We are now “very ideologically differentiated” because fiscally, we are at a dire point. The Left wants to abandon any fiscal discipline of any kind. They want to spend with the belief that examples of economic stagnation of Europe and the demise of the Soviet Union’s economy were a result of not having people who were enlightened enough to create money out of thin air as the current Left believes they can. The Right, whether they actually believe it or it is now fashionable, want to stop the country from committing financial Harri Kari. The reason that people like Frank see this as partisanship is that the Left is incapable of seeing any issue in the terms of black and white or right and wrong. The core of the Left ideology is that everybody’s opinion is as valid as the next person. There is no right or wrong, just opinions. This thinking leaves them claiming that all issues should be negotiated and compromised. I don’t think anyone with a correct brain would believe that what Hitler did to the Jews was able to be compromised about. What the Left is looking to do the US financially has the potential to have consequences every bit as horrific.

Frank goes on to blame the partisanship in the electorate on where people choose to get their information:

He believes that’s also evident in the electorate, in which the most ardent liberals and conservatives are getting their news from such different sources that they often seem to be discussing completely different topics.

“People are almost in a parallel universe. They are not getting a common set of facts and most of the people they talk to are those who agree with them,” Frank said.

Barney, Barney, Barney, facts, by their very definition are, well, facts. There can not be more than one set of facts in a situation. “Barney says” is not fact. While it may (highly unlikely) contain facts, it is not all fact.

If Barney wants to complain about us getting information from the people we know who we agree with, perhaps Barney should look at the legislative process.
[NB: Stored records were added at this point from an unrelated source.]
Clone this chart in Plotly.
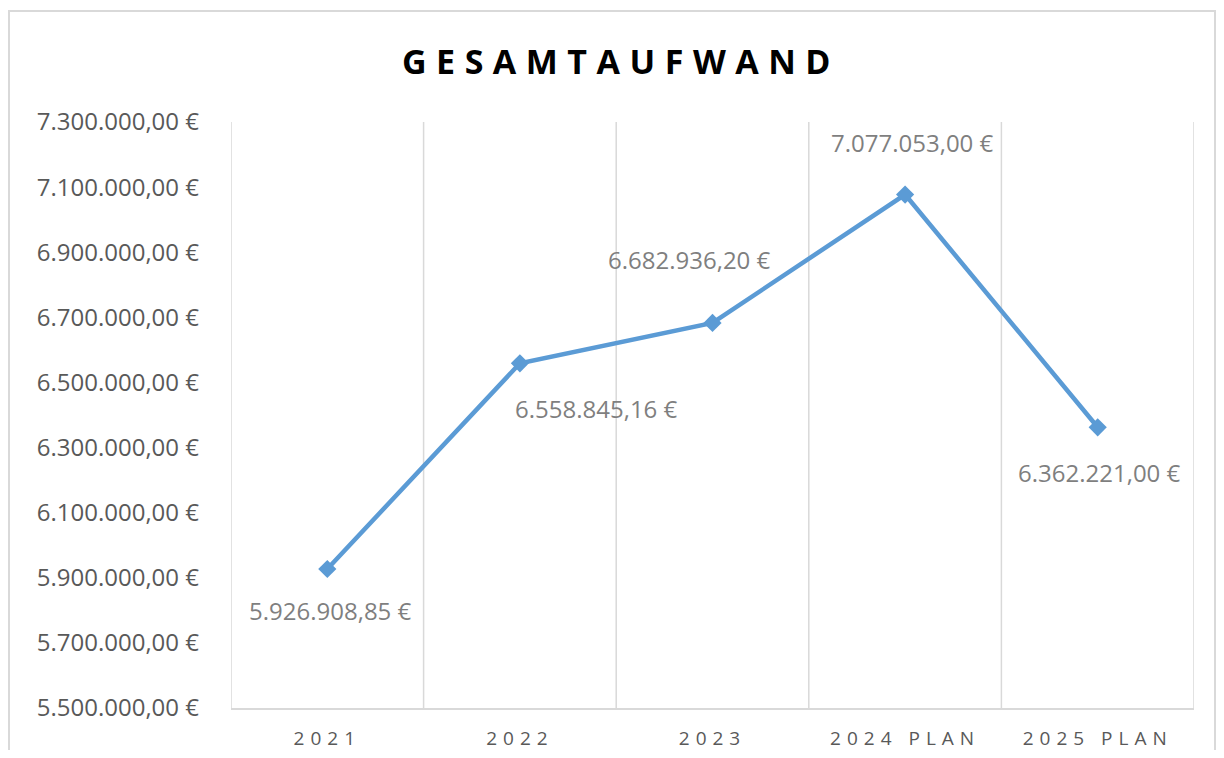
import plotly.graph_objects as go

categories = ["2021", "2022", "2023", "2024 PLAN", "2025 PLAN"]
values = [5926908.85, 6558845.16, 6682936.20, 7077053.00, 6362221.00]
y_ticks = [5500000, 5700000, 5900000, 6100000, 6300000, 6500000, 6700000, 6900000, 7100000, 7300000]
title_text = "GESAMTAUFWAND"

# label offsets (pixels) relative to each point
label_dx = [3, 77, -23, 7, 2]
label_dy = [-41, -45, 63, 52, -45]


def de(v):
    s = f"{v:,.2f}"
    return s.replace(",", "X").replace(".", ",").replace("X", ".") + " €"


def spaced(t, px):
    return f'<span style="letter-spacing:{px}px">{t}</span>'


# page body has an 8px margin; work in reference pixel coords minus 8
OFF = 8
FIG_W, FIG_H = 1224 - 2 * OFF, 758 - 2 * OFF
L, R, T, B = 231 - OFF, 1194 - OFF, 122 - OFF, 708 - OFF
W, H = R - L, B - T

FONT = "Open Sans"
fig = go.Figure()
fig.add_trace(go.Scatter(
    x=list(range(len(categories))), y=values, mode="lines+markers",
    line=dict(color="#5b9bd5", width=4.5),
    marker=dict(symbol="diamond", size=14, color="#5b9bd5"),
    hoverinfo="skip", showlegend=False,
))

for i, (v, dx, dy) in enumerate(zip(values, label_dx, label_dy)):
    fig.add_annotation(x=i, y=v, text=de(v), showarrow=False,
                       xshift=dx, yshift=dy,
                       font=dict(family=FONT, size=24, color="#7f7f7f"))

# outer chart border (partly outside the drawable page area)
fig.add_shape(type="rect", xref="paper", yref="paper",
              x0=(1 - L) / W, x1=(FIG_W - 1 - L) / W,
              y0=(B - 800) / H, y1=(B - (11 - OFF)) / H,
              line=dict(color="#d9d9d9", width=2), fillcolor="rgba(0,0,0,0)",
              layer="below")

fig.update_layout(
    width=FIG_W, height=FIG_H,
    paper_bgcolor="white", plot_bgcolor="white",
    margin=dict(l=L, r=FIG_W - R, t=T, b=FIG_H - B, autoexpand=False),
    title=dict(text="<b>" + spaced(title_text, 9.5) + "</b>",
               x=(621 - OFF - L) / W, xref="paper", xanchor="center",
               y=1 - (62 - OFF) / FIG_H, yanchor="middle",
               font=dict(family=FONT, size=34, color="black")),
    font=dict(family=FONT),
)
fig.update_xaxes(
    range=[-0.5, len(categories) - 0.5],
    tickvals=list(range(len(categories))),
    ticktext=[spaced(c, 6) for c in categories],
    showgrid=False, zeroline=False, automargin=False,
    showline=True, linecolor="#d9d9d9", linewidth=1.5,
    ticks="", ticklabelstandoff=12,
    tickfont=dict(family=FONT, size=19, color="#595959"),
    fixedrange=True,
)
# vertical gridlines at category boundaries
for k in range(len(categories) + 1):
    fig.add_vline(x=k - 0.5, line=dict(color="#d9d9d9", width=1.5), layer="below")

fig.update_yaxes(
    range=[5500000, 7300000],
    tickvals=y_ticks, ticktext=[de(v) for v in y_ticks],
    showgrid=False, zeroline=False, automargin=False,
    showline=False,
    ticks="", ticklabelstandoff=31,
    tickfont=dict(family=FONT, size=24, color="#595959"),
    fixedrange=True,
)

fig.write_html("out.html")
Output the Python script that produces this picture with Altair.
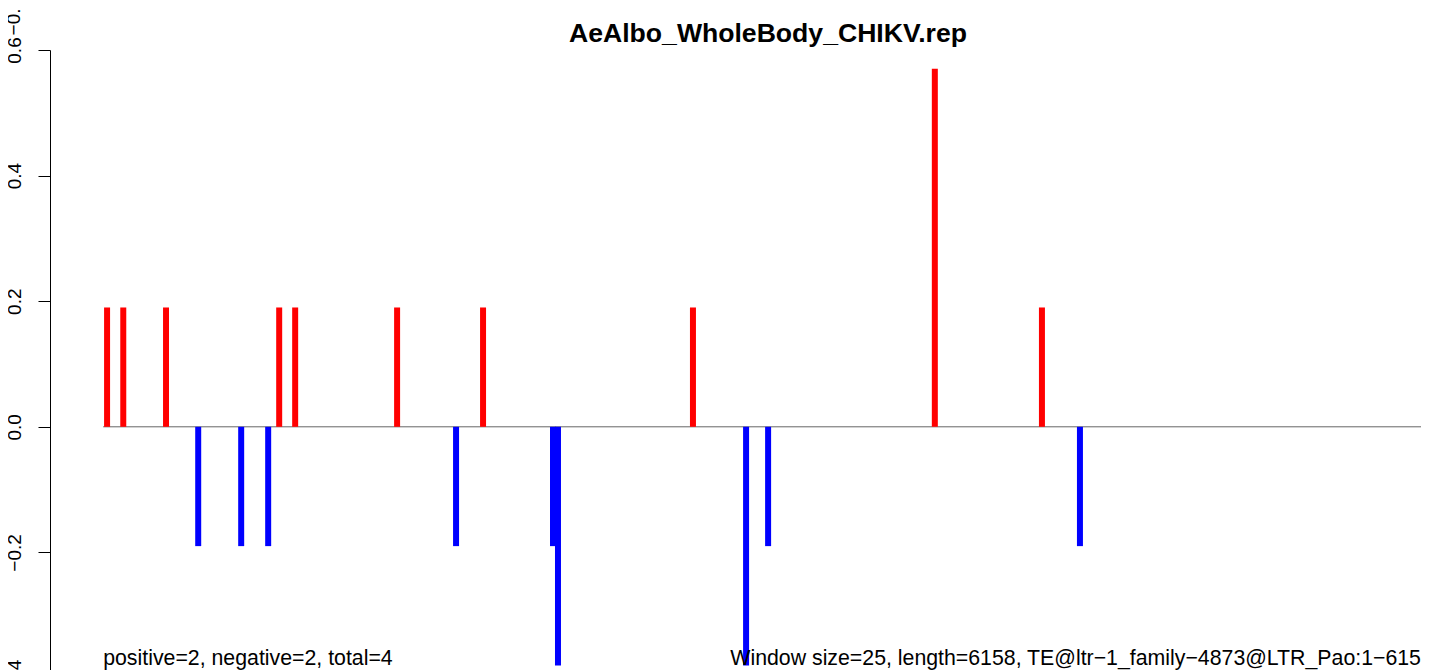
import altair as alt
import pandas as pd

title_text = "AeAlbo_WholeBody_CHIKV.rep"
seq_start = 1
seq_length = 6158

# bar positions (bp) and scores
positions = [19, 94, 292, 441, 640, 765, 816, 890, 1362, 1635, 1760,
             2084, 2107, 2732, 2978, 3080, 3852, 4348, 4524]
values = [0.19, 0.19, 0.19, -0.19, -0.19, -0.19, 0.19, 0.19, 0.19, -0.19, 0.19,
          -0.19, -0.38, 0.19, -0.38, -0.19, 0.57, 0.19, -0.19]

y_ticks = [-0.4, -0.2, 0.0, 0.2, 0.4, 0.6]

note_left = "positive=2, negative=2, total=4"
note_right = "Window size=25, length=6158, TE@ltr\u22121_family\u22124873@LTR_Pao:1\u22126158"
note_y = -0.38

# cut-off axis label of the panel above (only its lower end shows)
prev_panel_label = "\u22120.4"
prev_panel_label_y = 0.653

bars = pd.DataFrame({
    "pos": positions,
    "score": values,
    "sign": ["pos" if v > 0 else "neg" for v in values],
})
baseline = pd.DataFrame({"x": [seq_start], "x2": [seq_length], "y": [0.0]})
notes = pd.DataFrame({
    "x": [seq_start, seq_length],
    "y": [note_y, note_y],
    "label": [note_left, note_right],
    "align": ["left", "right"],
})
prev = pd.DataFrame({"y": [prev_panel_label_y], "label": [prev_panel_label]})

# R-style 4% extended x range; the page shows only the left part of the full plot region
VIEW_W = 1371
VIEW_H = 628
FULL_W = 1436
pad = 0.04 * (seq_length - seq_start)
x0 = seq_start - pad
x1_full = seq_length + pad
x1_visible = x0 + (x1_full - x0) * VIEW_W / FULL_W
xscale = alt.Scale(domain=[x0, x1_visible], nice=False, zero=False)
yscale = alt.Scale(domain=[-0.4, 0.6], nice=False, zero=False)

# title centred over the full plot region, just above its top
title_df = pd.DataFrame({"x": [(x0 + x1_full) / 2], "y": [0.6 + 8.5 / VIEW_H], "label": [title_text]})

FONT = "Liberation Sans"

zero_line = alt.Chart(baseline).mark_rule(color="#666666", strokeWidth=1).encode(
    x=alt.X("x:Q", scale=xscale, axis=None),
    x2="x2:Q",
    y=alt.Y("y:Q", scale=yscale,
            axis=alt.Axis(values=y_ticks, format=".1f", title=None, grid=False,
                          labelAngle=270, labelAlign="center", labelBaseline="alphabetic",
                          labelPadding=18, labelFontSize=19, labelFont=FONT,
                          labelColor="black", tickSize=12, tickColor="black",
                          domainColor="black", tickWidth=1, domainWidth=1,
                          labelFlush=False, labelOverlap=False)),
)

bar_layer = alt.Chart(bars).mark_rule(strokeWidth=6, strokeCap="butt").encode(
    x=alt.X("pos:Q", scale=xscale, axis=None),
    y=alt.Y("score:Q", scale=yscale),
    y2=alt.datum(0),
    color=alt.Color("sign:N", scale=alt.Scale(domain=["pos", "neg"], range=["#ff0000", "#0000ff"]),
                    legend=None),
)

left_note = alt.Chart(notes[notes["align"] == "left"]).mark_text(
    align="left", baseline="alphabetic", fontSize=21.3, font=FONT, color="black"
).encode(x=alt.X("x:Q", scale=xscale, axis=None), y=alt.Y("y:Q", scale=yscale), text="label:N")

right_note = alt.Chart(notes[notes["align"] == "right"]).mark_text(
    align="right", baseline="alphabetic", fontSize=21.3, font=FONT, color="black"
).encode(x=alt.X("x:Q", scale=xscale, axis=None), y=alt.Y("y:Q", scale=yscale), text="label:N")

title_layer = alt.Chart(title_df).mark_text(
    align="center", baseline="alphabetic", fontSize=26.6, fontWeight="bold", font=FONT, color="black"
).encode(x=alt.X("x:Q", scale=xscale, axis=None), y=alt.Y("y:Q", scale=yscale), text="label:N")

prev_label = alt.Chart(prev).mark_text(
    align="center", baseline="alphabetic", angle=270, fontSize=19, font=FONT, color="black"
).encode(x=alt.value(-30), y=alt.Y("y:Q", scale=yscale), text="label:N")

chart = alt.layer(zero_line, bar_layer, left_note, right_note, title_layer, prev_label).properties(
    width=VIEW_W,
    height=VIEW_H,
    background="white",
    autosize=alt.AutoSizeParams(type="none"),
    padding={"left": 42, "top": 42, "right": 0, "bottom": 0},
).configure_view(strokeWidth=0, stroke="transparent")

chart.save("out.html", embed_options={"renderer": "svg", "actions": False})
If Barney listened to his own words, he would be much more open to opposing health care reform, shrinking or disbanding FREDDIE and FANNIE and avoiding additional spending of any kind!

Barney Frank is the worst kind of hypocrite.  Not only does he not see his own failings, he actually views his failings as being the answer to the problem he sees as existing.

Much as been made of President Obama’s ego and his apparent lack of appreciation for reality.  President Obama is Aristotle to Frank’s Peter Pan when it comes to living in reality.  Who knows, with the election of Scott Brown, anything now seems possible!